__Written problem__. Copy exactly the lines of the records below, and only those lines, beginning with the line that contains "Output the LaTeX" and ending with the line that contains "minimum width=155pt] (hdesc)".

__Working data__.

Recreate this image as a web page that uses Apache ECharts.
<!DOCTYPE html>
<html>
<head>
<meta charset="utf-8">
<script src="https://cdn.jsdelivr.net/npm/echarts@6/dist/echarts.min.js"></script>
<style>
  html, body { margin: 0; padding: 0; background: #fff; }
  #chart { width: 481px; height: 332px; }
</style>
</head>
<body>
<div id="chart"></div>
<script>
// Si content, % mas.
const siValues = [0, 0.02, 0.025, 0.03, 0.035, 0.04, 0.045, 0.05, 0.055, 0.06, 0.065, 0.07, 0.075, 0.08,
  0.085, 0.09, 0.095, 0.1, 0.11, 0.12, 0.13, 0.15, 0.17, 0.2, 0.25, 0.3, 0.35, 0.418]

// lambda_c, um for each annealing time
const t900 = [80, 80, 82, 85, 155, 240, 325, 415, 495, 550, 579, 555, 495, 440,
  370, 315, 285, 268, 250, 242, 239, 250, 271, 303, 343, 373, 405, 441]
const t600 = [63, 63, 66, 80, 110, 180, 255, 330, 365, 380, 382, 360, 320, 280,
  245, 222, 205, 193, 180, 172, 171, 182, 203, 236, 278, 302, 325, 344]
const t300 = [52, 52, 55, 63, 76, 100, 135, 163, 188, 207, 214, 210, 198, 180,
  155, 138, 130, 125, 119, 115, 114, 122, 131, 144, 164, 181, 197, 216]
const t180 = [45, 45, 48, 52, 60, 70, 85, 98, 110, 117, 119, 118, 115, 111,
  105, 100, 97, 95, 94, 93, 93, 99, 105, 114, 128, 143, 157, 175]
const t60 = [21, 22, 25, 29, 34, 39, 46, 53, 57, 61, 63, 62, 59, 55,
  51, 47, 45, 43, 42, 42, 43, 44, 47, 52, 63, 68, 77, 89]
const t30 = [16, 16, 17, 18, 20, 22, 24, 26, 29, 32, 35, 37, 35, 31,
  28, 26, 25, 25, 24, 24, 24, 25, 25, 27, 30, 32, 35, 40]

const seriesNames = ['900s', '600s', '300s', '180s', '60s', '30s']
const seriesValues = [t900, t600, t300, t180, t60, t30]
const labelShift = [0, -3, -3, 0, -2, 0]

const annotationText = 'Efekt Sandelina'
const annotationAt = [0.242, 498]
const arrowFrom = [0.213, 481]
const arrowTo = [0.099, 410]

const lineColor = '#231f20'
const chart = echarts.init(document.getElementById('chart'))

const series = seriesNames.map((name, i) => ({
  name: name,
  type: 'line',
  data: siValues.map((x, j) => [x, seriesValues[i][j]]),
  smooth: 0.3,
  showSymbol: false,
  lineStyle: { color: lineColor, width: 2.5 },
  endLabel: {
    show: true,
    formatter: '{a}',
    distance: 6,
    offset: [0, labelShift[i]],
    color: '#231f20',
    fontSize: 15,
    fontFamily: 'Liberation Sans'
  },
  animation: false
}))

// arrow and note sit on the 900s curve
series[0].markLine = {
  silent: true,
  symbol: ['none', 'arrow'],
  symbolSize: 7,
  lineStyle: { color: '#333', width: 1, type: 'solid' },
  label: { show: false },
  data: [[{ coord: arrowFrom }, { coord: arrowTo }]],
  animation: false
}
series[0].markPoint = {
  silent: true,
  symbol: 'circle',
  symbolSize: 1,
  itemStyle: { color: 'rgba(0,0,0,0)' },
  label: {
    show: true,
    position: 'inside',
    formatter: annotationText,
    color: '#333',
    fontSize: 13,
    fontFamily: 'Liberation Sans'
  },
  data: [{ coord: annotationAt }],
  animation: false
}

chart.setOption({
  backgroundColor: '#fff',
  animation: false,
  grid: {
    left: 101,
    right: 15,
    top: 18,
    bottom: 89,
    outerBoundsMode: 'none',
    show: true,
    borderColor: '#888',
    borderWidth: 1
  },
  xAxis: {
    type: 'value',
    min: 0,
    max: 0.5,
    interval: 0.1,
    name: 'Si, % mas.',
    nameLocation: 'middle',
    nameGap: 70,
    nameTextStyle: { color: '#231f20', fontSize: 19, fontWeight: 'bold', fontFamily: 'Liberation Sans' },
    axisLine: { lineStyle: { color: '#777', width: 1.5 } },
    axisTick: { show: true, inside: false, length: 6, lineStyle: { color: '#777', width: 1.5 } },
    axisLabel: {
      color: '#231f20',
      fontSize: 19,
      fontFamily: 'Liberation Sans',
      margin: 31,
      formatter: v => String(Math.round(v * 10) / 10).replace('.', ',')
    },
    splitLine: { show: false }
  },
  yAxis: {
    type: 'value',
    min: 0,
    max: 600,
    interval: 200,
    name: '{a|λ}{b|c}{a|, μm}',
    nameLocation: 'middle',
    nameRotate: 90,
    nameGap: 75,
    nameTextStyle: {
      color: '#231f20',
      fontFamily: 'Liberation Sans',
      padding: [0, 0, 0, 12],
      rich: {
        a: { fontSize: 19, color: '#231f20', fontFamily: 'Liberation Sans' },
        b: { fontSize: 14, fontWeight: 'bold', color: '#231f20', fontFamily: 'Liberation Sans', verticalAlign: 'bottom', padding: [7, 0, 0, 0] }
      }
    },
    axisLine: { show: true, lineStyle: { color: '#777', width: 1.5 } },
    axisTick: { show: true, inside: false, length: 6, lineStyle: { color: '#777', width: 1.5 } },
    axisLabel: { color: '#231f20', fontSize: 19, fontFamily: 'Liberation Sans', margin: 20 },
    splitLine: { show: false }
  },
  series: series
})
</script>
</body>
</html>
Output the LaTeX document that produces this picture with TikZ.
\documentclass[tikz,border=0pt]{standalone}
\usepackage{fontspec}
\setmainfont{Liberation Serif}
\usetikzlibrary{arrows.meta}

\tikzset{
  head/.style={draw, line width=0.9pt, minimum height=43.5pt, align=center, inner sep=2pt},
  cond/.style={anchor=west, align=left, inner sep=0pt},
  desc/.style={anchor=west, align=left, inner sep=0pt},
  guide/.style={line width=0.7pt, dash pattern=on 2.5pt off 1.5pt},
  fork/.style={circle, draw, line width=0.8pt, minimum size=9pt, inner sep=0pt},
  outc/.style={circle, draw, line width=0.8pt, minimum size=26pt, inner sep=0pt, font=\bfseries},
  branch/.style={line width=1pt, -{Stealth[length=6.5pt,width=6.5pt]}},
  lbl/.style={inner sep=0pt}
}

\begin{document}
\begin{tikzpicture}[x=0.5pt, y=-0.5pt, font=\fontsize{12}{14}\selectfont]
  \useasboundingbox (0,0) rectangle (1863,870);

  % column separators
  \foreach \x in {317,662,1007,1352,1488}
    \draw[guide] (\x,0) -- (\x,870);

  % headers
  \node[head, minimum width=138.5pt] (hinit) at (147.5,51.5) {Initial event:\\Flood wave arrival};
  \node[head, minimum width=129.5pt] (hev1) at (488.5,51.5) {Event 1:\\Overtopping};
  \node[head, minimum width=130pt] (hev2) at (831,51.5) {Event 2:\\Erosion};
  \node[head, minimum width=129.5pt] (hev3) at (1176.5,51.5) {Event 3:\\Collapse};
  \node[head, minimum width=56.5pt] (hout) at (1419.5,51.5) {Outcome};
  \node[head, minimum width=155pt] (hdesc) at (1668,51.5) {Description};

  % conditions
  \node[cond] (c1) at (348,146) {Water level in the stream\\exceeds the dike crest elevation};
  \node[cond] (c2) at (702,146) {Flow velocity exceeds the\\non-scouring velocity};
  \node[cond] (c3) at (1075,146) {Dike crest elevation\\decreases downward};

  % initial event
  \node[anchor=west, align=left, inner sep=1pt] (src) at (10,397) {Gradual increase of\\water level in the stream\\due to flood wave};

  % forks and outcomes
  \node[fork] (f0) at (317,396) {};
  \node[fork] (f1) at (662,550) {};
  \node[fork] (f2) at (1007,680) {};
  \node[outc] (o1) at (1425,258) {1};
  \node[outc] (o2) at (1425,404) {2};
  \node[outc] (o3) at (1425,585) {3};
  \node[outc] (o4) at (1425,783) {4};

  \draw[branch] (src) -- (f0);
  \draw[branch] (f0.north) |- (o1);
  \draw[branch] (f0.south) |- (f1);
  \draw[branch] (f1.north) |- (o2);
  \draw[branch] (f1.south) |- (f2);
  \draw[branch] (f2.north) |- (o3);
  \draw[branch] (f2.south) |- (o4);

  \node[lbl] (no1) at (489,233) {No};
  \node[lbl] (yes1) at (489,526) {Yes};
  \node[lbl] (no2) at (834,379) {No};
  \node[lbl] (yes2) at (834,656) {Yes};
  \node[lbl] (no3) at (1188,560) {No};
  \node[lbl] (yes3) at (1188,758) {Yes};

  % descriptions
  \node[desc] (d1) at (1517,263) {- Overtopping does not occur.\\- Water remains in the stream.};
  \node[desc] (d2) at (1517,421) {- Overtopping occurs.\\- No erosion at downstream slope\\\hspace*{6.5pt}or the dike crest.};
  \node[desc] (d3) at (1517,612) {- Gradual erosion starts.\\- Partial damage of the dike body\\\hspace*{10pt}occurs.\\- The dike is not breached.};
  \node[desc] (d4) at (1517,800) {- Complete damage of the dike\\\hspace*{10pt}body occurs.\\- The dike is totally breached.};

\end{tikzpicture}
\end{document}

__The output__.
Output the LaTeX document that produces this picture with TikZ.
\documentclass[tikz,border=0pt]{standalone}
\usepackage{fontspec}
\setmainfont{Liberation Serif}
\usetikzlibrary{arrows.meta}

\tikzset{
  head/.style={draw, line width=0.9pt, minimum height=43.5pt, align=center, inner sep=2pt},
  cond/.style={anchor=west, align=left, inner sep=0pt},
  desc/.style={anchor=west, align=left, inner sep=0pt},
  guide/.style={line width=0.7pt, dash pattern=on 2.5pt off 1.5pt},
  fork/.style={circle, draw, line width=0.8pt, minimum size=9pt, inner sep=0pt},
  outc/.style={circle, draw, line width=0.8pt, minimum size=26pt, inner sep=0pt, font=\bfseries},
  branch/.style={line width=1pt, -{Stealth[length=6.5pt,width=6.5pt]}},
  lbl/.style={inner sep=0pt}
}

\begin{document}
\begin{tikzpicture}[x=0.5pt, y=-0.5pt, font=\fontsize{12}{14}\selectfont]
  \useasboundingbox (0,0) rectangle (1863,870);

  % column separators
  \foreach \x in {317,662,1007,1352,1488}
    \draw[guide] (\x,0) -- (\x,870);

  % headers
  \node[head, minimum width=138.5pt] (hinit) at (147.5,51.5) {Initial event:\\Flood wave arrival};
  \node[head, minimum width=129.5pt] (hev1) at (488.5,51.5) {Event 1:\\Overtopping};
  \node[head, minimum width=130pt] (hev2) at (831,51.5) {Event 2:\\Erosion};
  \node[head, minimum width=129.5pt] (hev3) at (1176.5,51.5) {Event 3:\\Collapse};
  \node[head, minimum width=56.5pt] (hout) at (1419.5,51.5) {Outcome};
  \node[head, minimum width=155pt] (hdesc) at (1668,51.5) {Description};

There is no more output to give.